━━ Data excerpt

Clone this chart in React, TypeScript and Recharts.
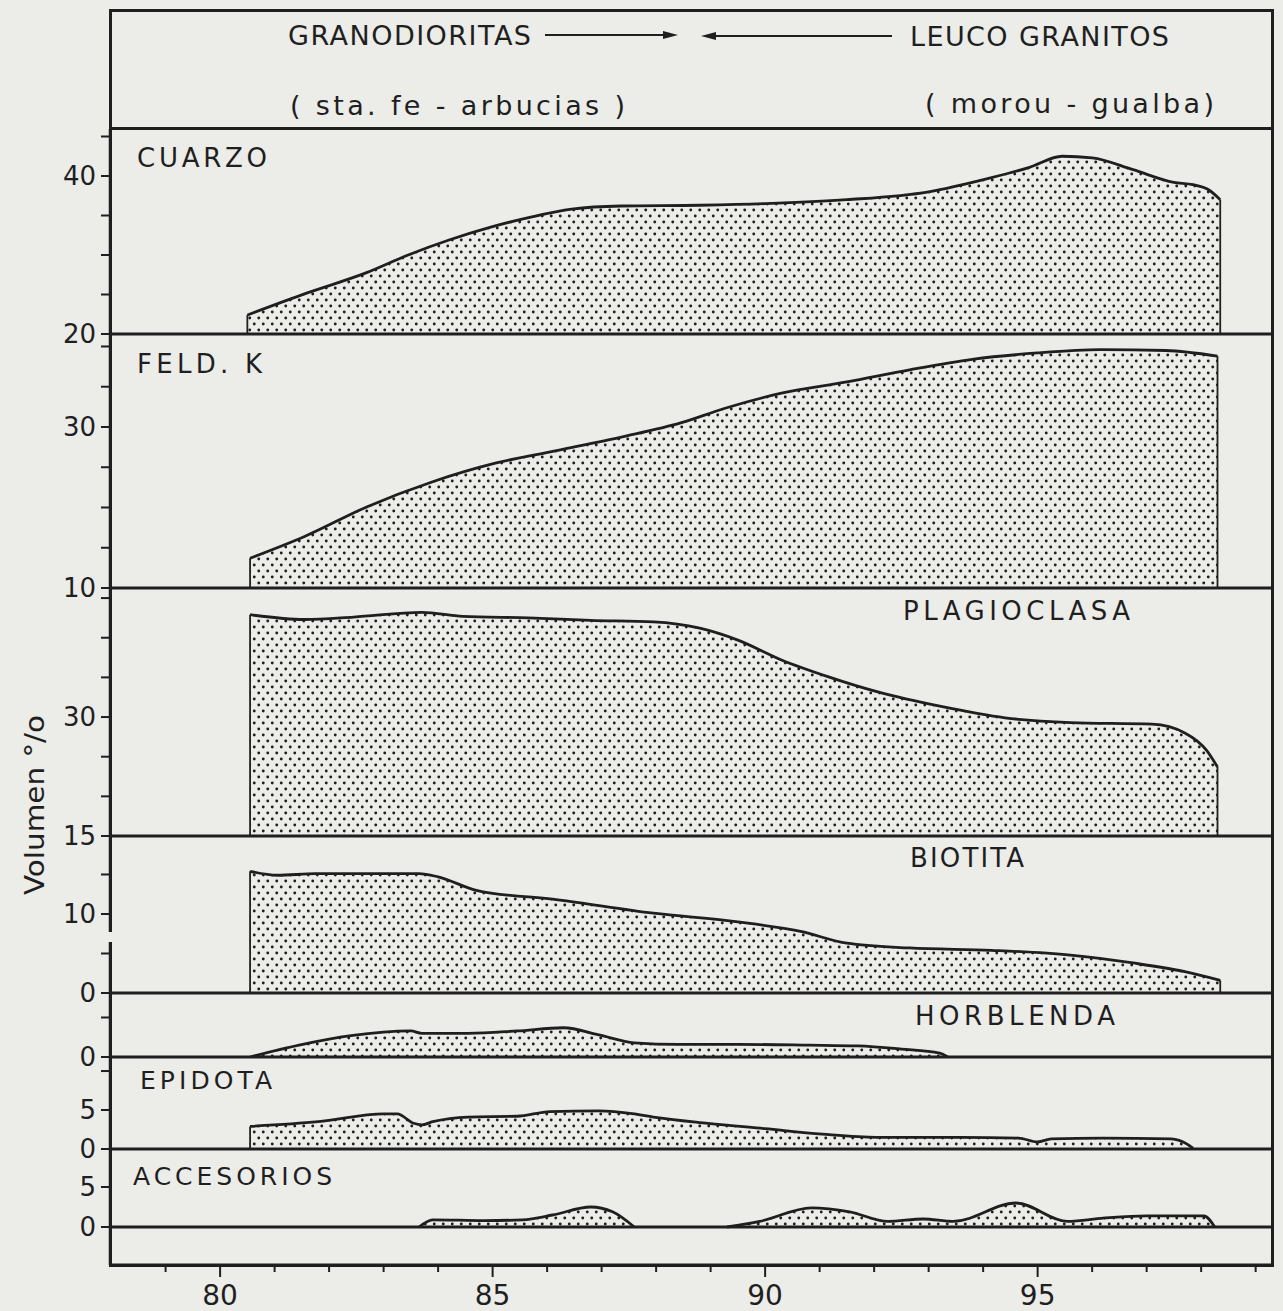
import React from 'react';
import { AreaChart, Area, XAxis, YAxis, ReferenceLine } from 'recharts';

const INK = '#1f1f1f';
const PAPER = '#ecece9';
const FONT = "'DejaVu Sans', 'Liberation Sans', sans-serif";

// eje x comun (SiO2 %)
const xDomain: [number, number] = [77.98, 99.3];
const xTicks = [79, 80, 81, 82, 83, 84, 85, 86, 87, 88, 89, 90, 91, 92, 93, 94, 95, 96, 97, 98, 99];
const xTickLabels = [80, 85, 90, 95];

// CUARZO
const cuarzoSi = [80.5, 81.6, 82.7, 83.45, 84.2, 84.95, 85.7, 86.45, 87.35, 88.8, 90.0, 91.5, 93.0, 94.1, 94.85, 95.45, 96.0, 96.75, 97.5, 97.85, 98.15, 98.35];
const cuarzoVol = [22.4, 25.2, 27.8, 30.0, 31.9, 33.5, 34.8, 35.8, 36.2, 36.3, 36.5, 37.0, 38.0, 39.7, 41.1, 42.5, 42.3, 40.8, 39.2, 38.9, 38.2, 37.0];
const cuarzoTicks = [20, 25, 30, 35, 40, 45];
const cuarzoTickLabels = [20, 40];

// FELD. K
const feldSi = [80.55, 81.55, 82.7, 83.9, 85.05, 86.2, 87.4, 88.45, 89.25, 90.3, 91.5, 92.65, 93.8, 95.0, 96.15, 97.35, 98.3];
const feldVol = [13.7, 16.4, 20.1, 23.2, 25.5, 27.1, 28.8, 30.5, 32.3, 34.2, 35.6, 37.1, 38.4, 39.2, 39.6, 39.5, 38.8];
const feldTicks = [10, 15, 20, 25, 30, 35, 40];
const feldTickLabels = [10, 30];

// PLAGIOCLASA
const plagSi = [80.55, 81.55, 82.45, 83.7, 84.45, 85.65, 86.8, 87.95, 88.8, 89.5, 90.3, 91.15, 92.05, 93.25, 94.4, 95.6, 97.1, 97.7, 98.1, 98.3];
const plagVol = [42.9, 42.3, 42.6, 43.2, 42.7, 42.5, 42.2, 42.0, 41.2, 39.7, 37.2, 35.1, 33.2, 31.3, 29.9, 29.3, 29.1, 28.0, 25.8, 23.7];
const plagTicks = [15, 20, 25, 30, 35, 40, 45];
const plagTickLabels = [15, 30];

// BIOTITA
const bioSi = [80.55, 81.05, 81.75, 83.65, 84.0, 84.7, 86.2, 87.95, 89.5, 90.65, 91.5, 92.65, 94.15, 95.6, 96.75, 97.7, 98.35];
const bioVol = [15.4, 14.9, 15.1, 15.1, 14.7, 13.0, 11.8, 10.1, 9.0, 7.8, 6.3, 5.7, 5.4, 4.8, 3.8, 2.7, 1.6];
const bioTicks = [0, 5, 10, 15];
const bioTickLabels = [0, 10];

// HORBLENDA
const hornSi = [80.55, 81.45, 82.4, 83.5, 83.7, 84.55, 85.45, 86.3, 86.95, 87.6, 88.4, 89.5, 90.8, 91.7, 92.5, 93.2, 93.35];
const hornVol = [0, 1.5, 2.7, 3.3, 3.0, 3.0, 3.3, 3.7, 2.8, 1.8, 1.6, 1.6, 1.5, 1.4, 1.0, 0.5, 0];
const hornTicks = [0, 5];
const hornTickLabels = [0];

// EPIDOTA
const epiSi = [80.55, 81.8, 83.0, 83.25, 83.55, 83.7, 83.9, 84.55, 85.45, 86.05, 86.95, 87.6, 87.95, 88.95, 90.0, 91.05, 92.05, 93.6, 94.65, 95.0, 95.25, 96.2, 97.45, 97.75, 97.85];
const epiVol = [2.9, 3.5, 4.5, 4.5, 3.3, 3.1, 3.5, 4.1, 4.2, 4.8, 4.9, 4.5, 4.1, 3.3, 2.6, 1.9, 1.5, 1.5, 1.4, 0.9, 1.3, 1.4, 1.3, 0.6, 0.1];
const epiTicks = [0, 5, 10];
const epiTickLabels = [0, 5];

// ACCESORIOS (dos tramos)
const accASi = [83.65, 83.9, 84.85, 85.55, 86.1, 86.8, 87.2, 87.6];
const accAVol = [0, 0.9, 0.8, 0.9, 1.5, 2.5, 1.9, 0];
const accBSi = [89.3, 89.9, 90.85, 91.55, 92.25, 92.9, 93.45, 94.6, 95.55, 96.2, 97.0, 98.05, 98.25];
const accBVol = [0, 0.7, 2.4, 1.9, 0.7, 1.0, 0.7, 3.0, 0.7, 1.1, 1.4, 1.4, 0];
const accTicks = [0, 5];
const accTickLabels = [0, 5];

type Row = { x: number; [k: string]: number | null };

const toRows = (parts: { key: string; xs: number[]; vs: number[] }[]): Row[] => {
  const keys = parts.map((p) => p.key);
  const rows: Row[] = [];
  parts.forEach((p) => {
    p.xs.forEach((x, i) => {
      const r: Row = { x };
      keys.forEach((k) => (r[k] = null));
      r[p.key] = p.vs[i];
      rows.push(r);
    });
  });
  return rows;
};

const panels = [
  { id: 'cuarzo', top: 129, bottom: 334, domain: [20, 45.95], base: 20, ticks: cuarzoTicks, labels: cuarzoTickLabels, parts: [{ key: 'v', xs: cuarzoSi, vs: cuarzoVol }] },
  { id: 'feld', top: 334, bottom: 588, domain: [10, 41.55], base: 10, ticks: feldTicks, labels: feldTickLabels, parts: [{ key: 'v', xs: feldSi, vs: feldVol }] },
  { id: 'plag', top: 588, bottom: 836, domain: [15, 46.27], base: 15, ticks: plagTicks, labels: plagTickLabels, parts: [{ key: 'v', xs: plagSi, vs: plagVol }] },
  { id: 'bio', top: 836, bottom: 993, domain: [0, 19.87], base: 0, ticks: bioTicks, labels: bioTickLabels, parts: [{ key: 'v', xs: bioSi, vs: bioVol }] },
  { id: 'horn', top: 993, bottom: 1057, domain: [0, 8.1], base: 0, ticks: hornTicks, labels: hornTickLabels, parts: [{ key: 'v', xs: hornSi, vs: hornVol }] },
  { id: 'epi', top: 1057, bottom: 1149, domain: [0, 11.8], base: 0, ticks: epiTicks, labels: epiTickLabels, parts: [{ key: 'v', xs: epiSi, vs: epiVol }] },
  {
    id: 'acc', top: 1149, bottom: 1265, domain: [-4.75, 9.75], base: 0, ticks: accTicks, labels: accTickLabels,
    parts: [{ key: 'a', xs: accASi, vs: accAVol }, { key: 'b', xs: accBSi, vs: accBVol }],
  },
];

const XTick = (props: any) => {
  const { x, y, payload } = props;
  const major = xTickLabels.includes(payload.value);
  return (
    <g>
      <line x1={x} x2={x} y1={y} y2={y + (major ? 12 : 7)} stroke={INK} strokeWidth={2} />
      {major && (
        <text x={x} y={y + 40} textAnchor="middle" fontSize={28} fill={INK} fontFamily={FONT}>
          {payload.value}
        </text>
      )}
    </g>
  );
};

const Panel = ({ p, last }: { p: (typeof panels)[number]; last: boolean }) => {
  const h = p.bottom - p.top;
  const extra = last ? 46 : 18;
  const rows = toRows(p.parts);
  return (
    <div style={{ position: 'absolute', left: 0, top: p.top }}>
      <AreaChart width={1280} height={h + extra} data={rows} margin={{ top: 0, right: 8, bottom: last ? 0 : extra, left: 0 }}>
        <defs>
          <pattern id={`dots-${p.id}`} width={9} height={12} patternUnits="userSpaceOnUse">
            <circle cx={2.25} cy={3} r={1.45} fill={INK} />
            <circle cx={6.75} cy={9} r={1.45} fill={INK} />
          </pattern>
        </defs>
        <XAxis
          type="number"
          dataKey="x"
          domain={xDomain}
          allowDataOverflow
          ticks={xTicks}
          interval={0}
          hide={!last}
          height={46}
          axisLine={{ stroke: INK, strokeWidth: 3 }}
          tickLine={false}
          tickSize={0}
          tickMargin={0}
          tick={<XTick />}
        />
        <YAxis
          type="number"
          domain={p.domain as [number, number]}
          allowDataOverflow
          ticks={p.ticks}
          interval={0}
          width={110}
          axisLine={{ stroke: INK, strokeWidth: 2.5 }}
          tickLine={{ stroke: INK, strokeWidth: 2 }}
          tickSize={9}
          tickMargin={5}
          tick={{ fill: INK, fontSize: 26, fontFamily: FONT }}
          tickFormatter={(v: number) => (p.labels.includes(v) ? String(v) : '')}
        />
        {p.parts.map((part) => (
          <Area
            key={part.key}
            dataKey={part.key}
            type="monotone"
            baseValue={p.base}
            stroke={INK}
            strokeWidth={2.8}
            fill={`url(#dots-${p.id})`}
            fillOpacity={1}
            dot={false}
            activeDot={false}
            connectNulls={false}
            isAnimationActive={false}
          />
        ))}
        <ReferenceLine y={p.base} stroke={INK} strokeWidth={3} />
        {p.parts.flatMap((part) => {
          const n = part.xs.length;
          const ends = [
            { x: part.xs[0], v: part.vs[0] },
            { x: part.xs[n - 1], v: part.vs[n - 1] },
          ].filter((e) => e.v - p.base > 0.3);
          return ends.map((e, i) => (
            <ReferenceLine
              key={`${part.key}-edge-${i}`}
              segment={[{ x: e.x, y: p.base }, { x: e.x, y: e.v }]}
              stroke={INK}
              strokeWidth={1.8}
            />
          ));
        })}
      </AreaChart>
    </div>
  );
};

const labelStyle = { fontFamily: FONT, fill: INK } as const;

export default function App() {
  return (
    <div style={{ position: 'absolute', left: 0, top: 0, width: 1283, height: 1311, background: PAPER, overflow: 'hidden' }}>
      <div
        style={{
          position: 'absolute', left: 109, top: 9, width: 1165, height: 1258,
          border: `3px solid ${INK}`, boxSizing: 'border-box',
        }}
      />
      <div style={{ position: 'absolute', left: 110, top: 127, width: 1162, borderTop: `3px solid ${INK}` }} />
      {panels.map((p, i) => (
        <Panel key={p.id} p={p} last={i === panels.length - 1} />
      ))}
      <svg width={1283} height={1311} style={{ position: 'absolute', left: 0, top: 0, pointerEvents: 'none' }}>
        <rect x={105} y={932} width={10} height={10} fill={PAPER} />
        <text x={288} y={45} fontSize={27} textLength={243} lengthAdjust="spacing" {...labelStyle}>GRANODIORITAS</text>
        <line x1={545} y1={35} x2={668} y2={35} stroke={INK} strokeWidth={1.8} />
        <polygon points="663,31 678,35 663,39" fill={INK} />
        <line x1={712} y1={36} x2={892} y2={36} stroke={INK} strokeWidth={1.8} />
        <polygon points="716,32 701,36 716,40" fill={INK} />
        <text x={910} y={46} fontSize={27} textLength={259} lengthAdjust="spacing" {...labelStyle}>LEUCO GRANITOS</text>
        <text x={290} y={115} fontSize={27} textLength={335} lengthAdjust="spacing" {...labelStyle}>( sta. fe  - arbucias )</text>
        <text x={925} y={113} fontSize={27} textLength={289} lengthAdjust="spacing" {...labelStyle}>( morou - gualba)</text>
        <text x={137} y={167} fontSize={26} textLength={130} lengthAdjust="spacing" {...labelStyle}>CUARZO</text>
        <text x={137} y={373} fontSize={26} textLength={125} lengthAdjust="spacing" {...labelStyle}>FELD. K</text>
        <text x={903} y={620} fontSize={26} textLength={227} lengthAdjust="spacing" {...labelStyle}>PLAGIOCLASA</text>
        <text x={910} y={867} fontSize={26} textLength={114} lengthAdjust="spacing" {...labelStyle}>BIOTITA</text>
        <text x={915} y={1025} fontSize={26} textLength={200} lengthAdjust="spacing" {...labelStyle}>HORBLENDA</text>
        <text x={140} y={1089} fontSize={25} textLength={132} lengthAdjust="spacing" {...labelStyle}>EPIDOTA</text>
        <text x={133} y={1185} fontSize={25} textLength={199} lengthAdjust="spacing" {...labelStyle}>ACCESORIOS</text>
        <text
          x={0}
          y={0}
          fontSize={26}
          textAnchor="middle"
          textLength={180}
          lengthAdjust="spacingAndGlyphs"
          transform="translate(44 805) rotate(-90)"
          {...labelStyle}
        >
          Volumen °/o
        </text>
      </svg>
    </div>
  );
}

━━━━

### Objective
Write out nothing but the lines from the start of the data through the line with "const cuarzoTickLabels = [20, 40];". Leave out the pictures.

### Written solution
Clone this chart in React, TypeScript and Recharts.
import React from 'react';
import { AreaChart, Area, XAxis, YAxis, ReferenceLine } from 'recharts';

const INK = '#1f1f1f';
const PAPER = '#ecece9';
const FONT = "'DejaVu Sans', 'Liberation Sans', sans-serif";

// eje x comun (SiO2 %)
const xDomain: [number, number] = [77.98, 99.3];
const xTicks = [79, 80, 81, 82, 83, 84, 85, 86, 87, 88, 89, 90, 91, 92, 93, 94, 95, 96, 97, 98, 99];
const xTickLabels = [80, 85, 90, 95];

// CUARZO
const cuarzoSi = [80.5, 81.6, 82.7, 83.45, 84.2, 84.95, 85.7, 86.45, 87.35, 88.8, 90.0, 91.5, 93.0, 94.1, 94.85, 95.45, 96.0, 96.75, 97.5, 97.85, 98.15, 98.35];
const cuarzoVol = [22.4, 25.2, 27.8, 30.0, 31.9, 33.5, 34.8, 35.8, 36.2, 36.3, 36.5, 37.0, 38.0, 39.7, 41.1, 42.5, 42.3, 40.8, 39.2, 38.9, 38.2, 37.0];
const cuarzoTicks = [20, 25, 30, 35, 40, 45];
const cuarzoTickLabels = [20, 40];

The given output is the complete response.